Thank you for calling me to speak in this important debate, Madam Deputy Speaker. I know that many in my constituency, where the Westferry Printworks site is located, will be watching this debate closely. In May, it became clear that there are serious questions as to whether the Secretary of State is the right person to continue to oversee planning applications and the housing portfolio. Events have continued to unfold, and the picture painted keeps getting worse, as my hon. Friend Steve Reed laid out.
Having lived in the area all my life, I am acutely aware of the strong local feeling that developers should be accountable to residents and that local communities must be empowered and centrally involved in decision-making processes around local planning and building regulation. The Secretary of State is supposed to be making homes safe and holding developers to account, not simply socialising with them. For example, I am alarmed that the Government’s monthly building safety statistics reveal that hundreds of high-rise buildings covered in Grenfell-style ACM cladding still have not had it removed and replaced, including many in my constituency.
The Secretary of State should be delivering truly affordable and secure long-term housing, including council housing, not undermining local efforts to address the complex needs of an area with the highest rate of child poverty in the entire country. In the real world beyond dinners with billionaires, many of my constituents struggle with the near impossible situation of having soaring monthly rents, which all too often mean that people—particularly those on low incomes—face an increased risk of homelessness.
Transparency is not only critical in providing confidence in the integrity of major decisions; it is about making sure that the right decisions are made. The debate thus far has been vital in highlighting the need for full openness on communications concerning the Westferry Printworks development.

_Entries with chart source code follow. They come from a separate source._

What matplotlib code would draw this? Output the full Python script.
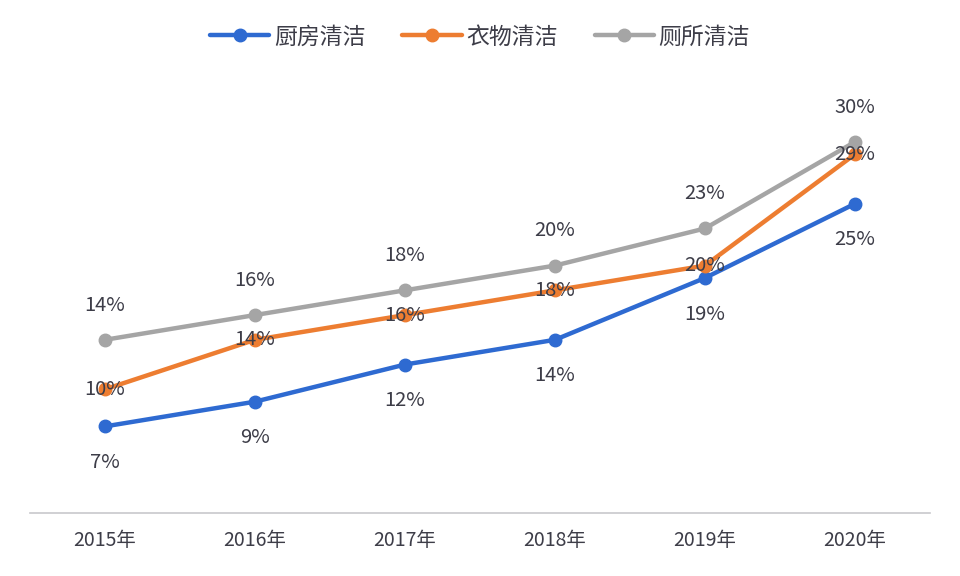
import numpy as np
import matplotlib
matplotlib.use('Agg')
import matplotlib.pyplot as plt

plt.rcParams['font.family'] = ['Noto Sans CJK SC', 'DejaVu Sans']

years = ['2015年', '2016年', '2017年', '2018年', '2019年', '2020年']
kitchen = [7, 9, 12, 14, 19, 25]
clothes = [10, 14, 16, 18, 20, 29]
toilet = [14, 16, 18, 20, 23, 30]

names = ['厨房清洁', '衣物清洁', '厕所清洁']
colors = ['#2E6AD1', '#ED7D31', '#A5A5A5']
text_color = '#3d3d48'

fig = plt.figure(figsize=(9.6, 5.76), dpi=100)
ax = fig.add_axes([30/960, 63/576, 900/960, 433/576])

x = np.arange(len(years))
series = [kitchen, clothes, toilet]
# label offsets in points: blue below, orange on point, gray above
offsets = [-26, 0, 25]

for vals, name, c, off in zip(series, names, colors, offsets):
    ax.plot(x, vals, color=c, lw=3.2, marker='o', markersize=9,
            label=name, solid_capstyle='round', zorder=3)
    for xi, v in zip(x, vals):
        ax.annotate(f'{v}%', (xi, v), xytext=(0, off), textcoords='offset points',
                    ha='center', va='center', fontsize=14.5, color=text_color, zorder=4)

ax.set_xlim(-0.5, 5.5)
ax.set_ylim(0, 35)
ax.set_xticks(x)
ax.set_xticklabels(years, fontsize=14, color=text_color)
ax.tick_params(axis='x', length=0, pad=12)
ax.set_yticks([])
for s in ['top', 'right', 'left']:
    ax.spines[s].set_visible(False)
ax.spines['bottom'].set_color('#C8C8CC')
ax.spines['bottom'].set_linewidth(1.2)

leg = fig.legend(loc='center', bbox_to_anchor=(0.5, 1 - 37/576), ncol=3, frameon=False,
                 fontsize=16.5, handlelength=2.6, columnspacing=1.6, handletextpad=0.2)
for t in leg.get_texts():
    t.set_color(text_color)

fig.savefig('out.png', dpi=100, facecolor='white')
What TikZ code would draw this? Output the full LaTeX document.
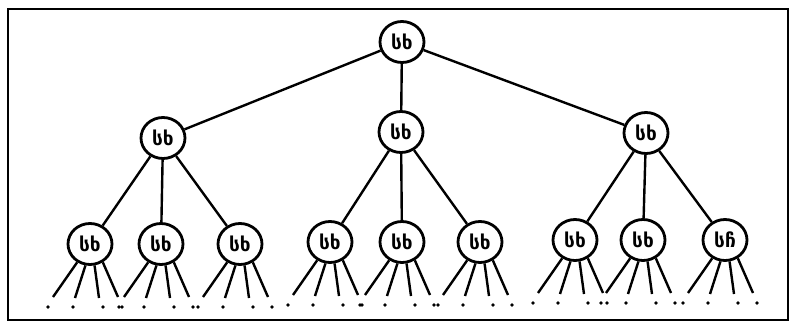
\documentclass[tikz,border=0pt]{standalone}
\usepackage{fontspec}
\setmainfont{DejaVu Sans}
\usetikzlibrary{shapes.geometric}
\begin{document}
\begin{tikzpicture}[x=1pt,y=-1pt,
  nd/.style={ellipse,draw,line width=2.8pt,minimum width=44pt,minimum height=41pt,inner sep=0pt,
    font=\fontsize{19}{19}\selectfont\bfseries},
  edge/.style={line width=2.4pt},
  fan/.style={line width=2.4pt},
  dotmark/.style={circle,fill,inner sep=0pt,minimum size=3.6pt}]
\useasboundingbox (0,0) rectangle (795,326);
\draw[line width=2.4pt] (8,9) rectangle (788,320);
% root and level 1
\node[nd] (r) at (402,42) {სხ};
\node[nd] (a) at (163,138) {სხ};
\node[nd] (b) at (401,132) {სხ};
\node[nd] (c) at (646,133) {სხ};
\draw[edge] (r) -- (a);
\draw[edge] (r) -- (b);
\draw[edge] (r) -- (c);
% leaves
\node[nd] (a1) at (90,244) {სხ};
\node[nd] (a2) at (161,244) {სხ};
\node[nd] (a3) at (240,244) {სხ};
\node[nd] (b1) at (330,242) {სხ};
\node[nd] (b2) at (402,242) {სხ};
\node[nd] (b3) at (480,242) {სხ};
\node[nd] (c1) at (575,240) {სხ};
\node[nd] (c2) at (643,240) {სხ};
\node[nd] (c3) at (725,240) {სჩ};
\foreach \p/\q in {a/a1,a/a2,a/a3,b/b1,b/b2,b/b3,c/c1,c/c2,c/c3}
  \draw[edge] (\p) -- (\q);
% fans and dots below the leaves
\foreach \l in {a1,a2,a3,b1,b2,b3,c1,c2,c3}{
  \coordinate (\l-e1) at ([shift={(-37pt,-53pt)}]\l.center);
  \coordinate (\l-e2) at ([shift={(-15pt,-54pt)}]\l.center);
  \coordinate (\l-e3) at ([shift={(9pt,-54pt)}]\l.center);
  \coordinate (\l-e4) at ([shift={(28pt,-53pt)}]\l.center);
  \draw[fan] (\l.235) -- (\l-e1);
  \draw[fan] (\l.258) -- (\l-e2);
  \draw[fan] (\l.282) -- (\l-e3);
  \draw[fan] (\l.305) -- (\l-e4);
  \node[dotmark] (\l-d1) at ([shift={(-42pt,-63pt)}]\l.center) {};
  \node[dotmark] (\l-d2) at ([shift={(-17pt,-63pt)}]\l.center) {};
  \node[dotmark] (\l-d3) at ([shift={(13pt,-63pt)}]\l.center) {};
  \node[dotmark] (\l-d4) at ([shift={(32pt,-63pt)}]\l.center) {};
}
\end{tikzpicture}
\end{document}
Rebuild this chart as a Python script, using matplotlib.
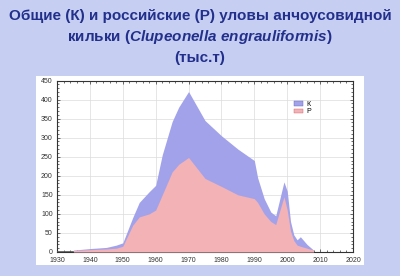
import numpy as np
import matplotlib.pyplot as plt
from matplotlib.patches import Rectangle, Patch
from matplotlib.ticker import MultipleLocator

plt.rcParams['font.family'] = ['Liberation Sans', 'DejaVu Sans']
plt.rcParams['mathtext.fontset'] = 'custom'
plt.rcParams['mathtext.rm'] = 'Liberation Sans:bold'
plt.rcParams['mathtext.it'] = 'Liberation Sans:italic:bold'

# catch, thousand tonnes
years = [1935, 1940, 1945, 1948, 1950, 1953, 1955, 1958, 1960, 1962, 1965, 1967,
         1970, 1975, 1980, 1985, 1990, 1991, 1993, 1995, 1996.5, 1999, 2000,
         2001, 2002, 2003, 2004, 2006, 2008]
total_k = [5, 9, 12, 18, 24, 90, 130, 158, 175, 255, 342, 380,
           421, 345, 305, 270, 240, 195, 140, 105, 95, 184, 160,
           80, 45, 32, 40, 20, 5]
russia_p = [4, 6, 8, 10, 15, 70, 92, 100, 110, 150, 210, 230,
            248, 193, 172, 150, 140, 130, 100, 80, 72, 145, 110,
            55, 30, 18, 15, 10, 5]
zero_years = [1930, 1935]

xticks = np.arange(1930, 2021, 10)
yticks = np.arange(0, 451, 50)

fig = plt.figure(figsize=(4.0, 2.76), dpi=100)
fig.patch.set_facecolor('#c6cef2')
fig.patches.append(Rectangle((36 / 400, 11 / 276), 328 / 400, 189 / 276,
                             transform=fig.transFigure, facecolor='white',
                             edgecolor='none', zorder=0))

navy = '#22308c'
fs = 11
fig.text(0.5, 0.943, 'Общие (К) и российские (Р) уловы анчоусовидной',
         ha='center', va='center', fontsize=fs, fontweight='bold', color=navy)
fig.text(0.5, 0.866, r'кильки ($\mathit{Clupeonella\ engrauliformis}$)',
         ha='center', va='center', fontsize=fs, fontweight='bold', color=navy)
fig.text(0.5, 0.79, '(тыс.т)', ha='center', va='center', fontsize=fs,
         fontweight='bold', color=navy)

ax = fig.add_axes([57 / 400, 24 / 276, 296 / 400, 171.5 / 276])
ax.set_zorder(3)
ax.set_facecolor('white')
ax.fill_between(years, total_k, color='#a2a2ea', linewidth=0, zorder=2)
ax.fill_between(years, russia_p, color='#f2b2b6', linewidth=0, zorder=3)
ax.plot(zero_years, [0, 0], color='#555555', linewidth=1.2, zorder=4)

ax.set_xlim(1930, 2020)
ax.set_ylim(0, 450)
ax.set_xticks(xticks)
ax.set_yticks(yticks)
ax.xaxis.set_minor_locator(MultipleLocator(2))
ax.yaxis.set_minor_locator(MultipleLocator(10))
ax.tick_params(which='both', direction='in', top=True, right=True,
               labelsize=5, colors='#333333', width=0.5)
ax.tick_params(which='major', length=2.5)
ax.tick_params(which='minor', length=1.2)
ax.tick_params(axis='x', pad=3.5)
ax.tick_params(axis='y', pad=3)
ax.grid(True, color='#dcdcdc', linewidth=0.5, zorder=1)
ax.set_axisbelow(True)
for s in ax.spines.values():
    s.set_color('#333333')
    s.set_linewidth(0.8)

handles = [Patch(facecolor='#a2a2ea', edgecolor='#6060c0', linewidth=0.3, label='К'),
           Patch(facecolor='#f2b2b6', edgecolor='#d06060', linewidth=0.3, label='Р')]
ax.legend(handles=handles, loc='upper left', bbox_to_anchor=(0.79, 0.9),
          frameon=False, fontsize=5, handlelength=1.3, handleheight=0.6,
          handletextpad=0.4, labelspacing=0.05, borderpad=0)

fig.savefig('out.png', dpi=100, facecolor=fig.get_facecolor())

The circumstances that gave rise to the Housing Secretary’s decision, including a meeting between him and the developer at a party fundraising event, point to serious weaknesses in the rules governing lobbying, access and influence in the UK. It is therefore only right and proper that all documents —and I emphasise, all documents—relating to the approval of the application in January 2020 are made public and that our constituents are empowered to hold those in power accountable, as should be their right.